-- BEGIN --
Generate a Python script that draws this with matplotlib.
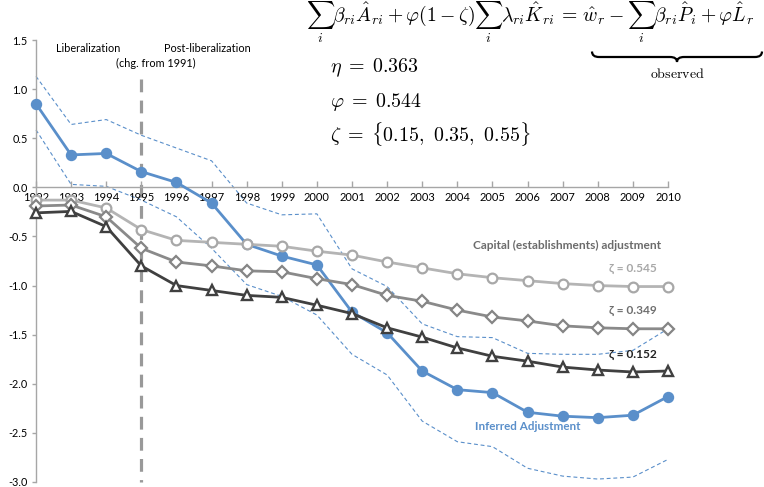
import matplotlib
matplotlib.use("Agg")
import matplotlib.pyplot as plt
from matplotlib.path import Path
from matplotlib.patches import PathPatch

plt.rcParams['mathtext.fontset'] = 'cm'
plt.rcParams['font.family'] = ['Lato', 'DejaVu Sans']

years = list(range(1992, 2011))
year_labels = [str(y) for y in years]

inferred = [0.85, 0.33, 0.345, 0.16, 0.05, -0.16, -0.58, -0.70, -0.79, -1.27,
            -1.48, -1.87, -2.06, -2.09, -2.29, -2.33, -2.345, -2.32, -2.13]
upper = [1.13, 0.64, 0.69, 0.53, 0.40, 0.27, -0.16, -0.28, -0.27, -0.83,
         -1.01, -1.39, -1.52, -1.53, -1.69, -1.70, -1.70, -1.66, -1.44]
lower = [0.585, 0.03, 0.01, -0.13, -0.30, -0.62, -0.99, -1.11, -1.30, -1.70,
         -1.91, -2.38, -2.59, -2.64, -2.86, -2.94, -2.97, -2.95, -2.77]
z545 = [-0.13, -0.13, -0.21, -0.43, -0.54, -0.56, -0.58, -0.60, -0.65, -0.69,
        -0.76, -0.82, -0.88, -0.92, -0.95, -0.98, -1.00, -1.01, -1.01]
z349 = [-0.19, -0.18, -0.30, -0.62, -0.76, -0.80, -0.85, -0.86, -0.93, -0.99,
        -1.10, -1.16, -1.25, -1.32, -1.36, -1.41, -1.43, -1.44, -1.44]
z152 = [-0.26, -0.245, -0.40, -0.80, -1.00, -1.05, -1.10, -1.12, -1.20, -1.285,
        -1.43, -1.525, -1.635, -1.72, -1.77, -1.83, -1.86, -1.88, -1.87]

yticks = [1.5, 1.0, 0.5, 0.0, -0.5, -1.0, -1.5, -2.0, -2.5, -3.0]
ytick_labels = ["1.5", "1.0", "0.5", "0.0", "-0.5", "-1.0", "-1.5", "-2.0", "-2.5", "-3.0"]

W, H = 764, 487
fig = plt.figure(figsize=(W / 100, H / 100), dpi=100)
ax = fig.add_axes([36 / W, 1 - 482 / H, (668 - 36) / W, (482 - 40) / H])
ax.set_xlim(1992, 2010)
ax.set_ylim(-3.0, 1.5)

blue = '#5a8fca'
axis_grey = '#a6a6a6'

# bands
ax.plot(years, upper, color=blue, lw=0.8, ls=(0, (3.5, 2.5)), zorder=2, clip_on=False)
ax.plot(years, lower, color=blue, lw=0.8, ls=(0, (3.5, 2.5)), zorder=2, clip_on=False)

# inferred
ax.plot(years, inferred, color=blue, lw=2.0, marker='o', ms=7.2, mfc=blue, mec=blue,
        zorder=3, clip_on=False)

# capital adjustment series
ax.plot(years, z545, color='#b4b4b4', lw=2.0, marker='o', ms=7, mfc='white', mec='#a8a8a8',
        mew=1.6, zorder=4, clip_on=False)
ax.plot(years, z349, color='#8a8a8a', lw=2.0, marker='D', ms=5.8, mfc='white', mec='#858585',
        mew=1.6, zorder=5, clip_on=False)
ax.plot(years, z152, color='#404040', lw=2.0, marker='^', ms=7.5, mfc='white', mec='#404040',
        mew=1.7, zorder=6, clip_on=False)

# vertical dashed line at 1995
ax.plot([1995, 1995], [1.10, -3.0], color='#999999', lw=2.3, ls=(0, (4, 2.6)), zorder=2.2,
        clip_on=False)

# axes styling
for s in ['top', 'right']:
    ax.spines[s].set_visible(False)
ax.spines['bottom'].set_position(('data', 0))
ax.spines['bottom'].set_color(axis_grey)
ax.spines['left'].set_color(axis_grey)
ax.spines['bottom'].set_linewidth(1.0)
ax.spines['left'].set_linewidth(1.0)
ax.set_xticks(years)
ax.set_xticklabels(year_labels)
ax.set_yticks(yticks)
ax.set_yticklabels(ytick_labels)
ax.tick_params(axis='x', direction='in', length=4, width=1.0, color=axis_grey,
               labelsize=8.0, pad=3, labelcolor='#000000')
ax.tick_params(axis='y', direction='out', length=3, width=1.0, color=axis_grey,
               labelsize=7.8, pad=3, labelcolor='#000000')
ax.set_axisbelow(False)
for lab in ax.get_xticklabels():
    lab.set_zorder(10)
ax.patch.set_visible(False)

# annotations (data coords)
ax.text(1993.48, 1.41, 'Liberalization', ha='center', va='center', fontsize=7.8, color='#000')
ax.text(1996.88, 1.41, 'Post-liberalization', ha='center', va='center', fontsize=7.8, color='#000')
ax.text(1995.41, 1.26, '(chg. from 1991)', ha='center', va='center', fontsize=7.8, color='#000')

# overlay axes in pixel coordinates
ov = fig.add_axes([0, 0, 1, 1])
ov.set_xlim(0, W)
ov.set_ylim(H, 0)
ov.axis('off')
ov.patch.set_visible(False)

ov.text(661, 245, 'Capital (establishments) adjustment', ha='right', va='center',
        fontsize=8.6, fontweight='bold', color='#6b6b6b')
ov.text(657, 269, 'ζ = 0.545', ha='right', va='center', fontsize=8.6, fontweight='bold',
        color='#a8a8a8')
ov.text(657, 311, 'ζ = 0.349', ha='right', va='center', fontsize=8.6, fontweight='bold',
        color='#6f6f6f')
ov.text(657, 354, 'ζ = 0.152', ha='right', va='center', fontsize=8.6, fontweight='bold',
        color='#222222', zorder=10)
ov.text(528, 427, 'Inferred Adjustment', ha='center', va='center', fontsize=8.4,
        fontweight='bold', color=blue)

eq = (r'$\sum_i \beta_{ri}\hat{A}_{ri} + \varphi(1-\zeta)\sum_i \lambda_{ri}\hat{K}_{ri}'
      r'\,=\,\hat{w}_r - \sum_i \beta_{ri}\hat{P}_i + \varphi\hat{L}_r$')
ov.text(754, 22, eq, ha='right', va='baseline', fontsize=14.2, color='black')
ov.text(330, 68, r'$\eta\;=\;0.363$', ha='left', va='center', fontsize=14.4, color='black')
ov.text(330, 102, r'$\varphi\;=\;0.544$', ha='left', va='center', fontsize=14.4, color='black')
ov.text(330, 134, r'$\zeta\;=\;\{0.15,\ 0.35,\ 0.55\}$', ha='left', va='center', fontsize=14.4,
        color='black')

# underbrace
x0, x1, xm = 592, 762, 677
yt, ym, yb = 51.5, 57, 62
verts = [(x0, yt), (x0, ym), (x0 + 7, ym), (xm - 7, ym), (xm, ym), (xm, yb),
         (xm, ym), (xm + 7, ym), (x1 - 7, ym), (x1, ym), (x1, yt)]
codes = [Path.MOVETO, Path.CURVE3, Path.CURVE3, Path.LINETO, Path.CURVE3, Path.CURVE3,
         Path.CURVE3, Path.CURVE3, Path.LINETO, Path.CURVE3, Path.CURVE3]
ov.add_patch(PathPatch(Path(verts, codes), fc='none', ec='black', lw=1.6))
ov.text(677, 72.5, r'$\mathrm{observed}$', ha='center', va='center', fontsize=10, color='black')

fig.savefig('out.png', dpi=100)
-- END --
TASK ▸ Print the listing above in full, exactly as written. Omit any pictures.

FULL SOLUTION ▸
Generate a Python script that draws this with matplotlib.
import matplotlib
matplotlib.use("Agg")
import matplotlib.pyplot as plt
from matplotlib.path import Path
from matplotlib.patches import PathPatch

plt.rcParams['mathtext.fontset'] = 'cm'
plt.rcParams['font.family'] = ['Lato', 'DejaVu Sans']

years = list(range(1992, 2011))
year_labels = [str(y) for y in years]

inferred = [0.85, 0.33, 0.345, 0.16, 0.05, -0.16, -0.58, -0.70, -0.79, -1.27,
            -1.48, -1.87, -2.06, -2.09, -2.29, -2.33, -2.345, -2.32, -2.13]
upper = [1.13, 0.64, 0.69, 0.53, 0.40, 0.27, -0.16, -0.28, -0.27, -0.83,
         -1.01, -1.39, -1.52, -1.53, -1.69, -1.70, -1.70, -1.66, -1.44]
lower = [0.585, 0.03, 0.01, -0.13, -0.30, -0.62, -0.99, -1.11, -1.30, -1.70,
         -1.91, -2.38, -2.59, -2.64, -2.86, -2.94, -2.97, -2.95, -2.77]
z545 = [-0.13, -0.13, -0.21, -0.43, -0.54, -0.56, -0.58, -0.60, -0.65, -0.69,
        -0.76, -0.82, -0.88, -0.92, -0.95, -0.98, -1.00, -1.01, -1.01]
z349 = [-0.19, -0.18, -0.30, -0.62, -0.76, -0.80, -0.85, -0.86, -0.93, -0.99,
        -1.10, -1.16, -1.25, -1.32, -1.36, -1.41, -1.43, -1.44, -1.44]
z152 = [-0.26, -0.245, -0.40, -0.80, -1.00, -1.05, -1.10, -1.12, -1.20, -1.285,
        -1.43, -1.525, -1.635, -1.72, -1.77, -1.83, -1.86, -1.88, -1.87]

yticks = [1.5, 1.0, 0.5, 0.0, -0.5, -1.0, -1.5, -2.0, -2.5, -3.0]
ytick_labels = ["1.5", "1.0", "0.5", "0.0", "-0.5", "-1.0", "-1.5", "-2.0", "-2.5", "-3.0"]

W, H = 764, 487
fig = plt.figure(figsize=(W / 100, H / 100), dpi=100)
ax = fig.add_axes([36 / W, 1 - 482 / H, (668 - 36) / W, (482 - 40) / H])
ax.set_xlim(1992, 2010)
ax.set_ylim(-3.0, 1.5)

blue = '#5a8fca'
axis_grey = '#a6a6a6'

# bands
ax.plot(years, upper, color=blue, lw=0.8, ls=(0, (3.5, 2.5)), zorder=2, clip_on=False)
ax.plot(years, lower, color=blue, lw=0.8, ls=(0, (3.5, 2.5)), zorder=2, clip_on=False)

# inferred
ax.plot(years, inferred, color=blue, lw=2.0, marker='o', ms=7.2, mfc=blue, mec=blue,
        zorder=3, clip_on=False)

# capital adjustment series
ax.plot(years, z545, color='#b4b4b4', lw=2.0, marker='o', ms=7, mfc='white', mec='#a8a8a8',
        mew=1.6, zorder=4, clip_on=False)
ax.plot(years, z349, color='#8a8a8a', lw=2.0, marker='D', ms=5.8, mfc='white', mec='#858585',
        mew=1.6, zorder=5, clip_on=False)
ax.plot(years, z152, color='#404040', lw=2.0, marker='^', ms=7.5, mfc='white', mec='#404040',
        mew=1.7, zorder=6, clip_on=False)

# vertical dashed line at 1995
ax.plot([1995, 1995], [1.10, -3.0], color='#999999', lw=2.3, ls=(0, (4, 2.6)), zorder=2.2,
        clip_on=False)

# axes styling
for s in ['top', 'right']:
    ax.spines[s].set_visible(False)
ax.spines['bottom'].set_position(('data', 0))
ax.spines['bottom'].set_color(axis_grey)
ax.spines['left'].set_color(axis_grey)
ax.spines['bottom'].set_linewidth(1.0)
ax.spines['left'].set_linewidth(1.0)
ax.set_xticks(years)
ax.set_xticklabels(year_labels)
ax.set_yticks(yticks)
ax.set_yticklabels(ytick_labels)
ax.tick_params(axis='x', direction='in', length=4, width=1.0, color=axis_grey,
               labelsize=8.0, pad=3, labelcolor='#000000')
ax.tick_params(axis='y', direction='out', length=3, width=1.0, color=axis_grey,
               labelsize=7.8, pad=3, labelcolor='#000000')
ax.set_axisbelow(False)
for lab in ax.get_xticklabels():
    lab.set_zorder(10)
ax.patch.set_visible(False)

# annotations (data coords)
ax.text(1993.48, 1.41, 'Liberalization', ha='center', va='center', fontsize=7.8, color='#000')
ax.text(1996.88, 1.41, 'Post-liberalization', ha='center', va='center', fontsize=7.8, color='#000')
ax.text(1995.41, 1.26, '(chg. from 1991)', ha='center', va='center', fontsize=7.8, color='#000')

# overlay axes in pixel coordinates
ov = fig.add_axes([0, 0, 1, 1])
ov.set_xlim(0, W)
ov.set_ylim(H, 0)
ov.axis('off')
ov.patch.set_visible(False)

ov.text(661, 245, 'Capital (establishments) adjustment', ha='right', va='center',
        fontsize=8.6, fontweight='bold', color='#6b6b6b')
ov.text(657, 269, 'ζ = 0.545', ha='right', va='center', fontsize=8.6, fontweight='bold',
        color='#a8a8a8')
ov.text(657, 311, 'ζ = 0.349', ha='right', va='center', fontsize=8.6, fontweight='bold',
        color='#6f6f6f')
ov.text(657, 354, 'ζ = 0.152', ha='right', va='center', fontsize=8.6, fontweight='bold',
        color='#222222', zorder=10)
ov.text(528, 427, 'Inferred Adjustment', ha='center', va='center', fontsize=8.4,
        fontweight='bold', color=blue)

eq = (r'$\sum_i \beta_{ri}\hat{A}_{ri} + \varphi(1-\zeta)\sum_i \lambda_{ri}\hat{K}_{ri}'
      r'\,=\,\hat{w}_r - \sum_i \beta_{ri}\hat{P}_i + \varphi\hat{L}_r$')
ov.text(754, 22, eq, ha='right', va='baseline', fontsize=14.2, color='black')
ov.text(330, 68, r'$\eta\;=\;0.363$', ha='left', va='center', fontsize=14.4, color='black')
ov.text(330, 102, r'$\varphi\;=\;0.544$', ha='left', va='center', fontsize=14.4, color='black')
ov.text(330, 134, r'$\zeta\;=\;\{0.15,\ 0.35,\ 0.55\}$', ha='left', va='center', fontsize=14.4,
        color='black')

# underbrace
x0, x1, xm = 592, 762, 677
yt, ym, yb = 51.5, 57, 62
verts = [(x0, yt), (x0, ym), (x0 + 7, ym), (xm - 7, ym), (xm, ym), (xm, yb),
         (xm, ym), (xm + 7, ym), (x1 - 7, ym), (x1, ym), (x1, yt)]
codes = [Path.MOVETO, Path.CURVE3, Path.CURVE3, Path.LINETO, Path.CURVE3, Path.CURVE3,
         Path.CURVE3, Path.CURVE3, Path.LINETO, Path.CURVE3, Path.CURVE3]
ov.add_patch(PathPatch(Path(verts, codes), fc='none', ec='black', lw=1.6))
ov.text(677, 72.5, r'$\mathrm{observed}$', ha='center', va='center', fontsize=10, color='black')

fig.savefig('out.png', dpi=100)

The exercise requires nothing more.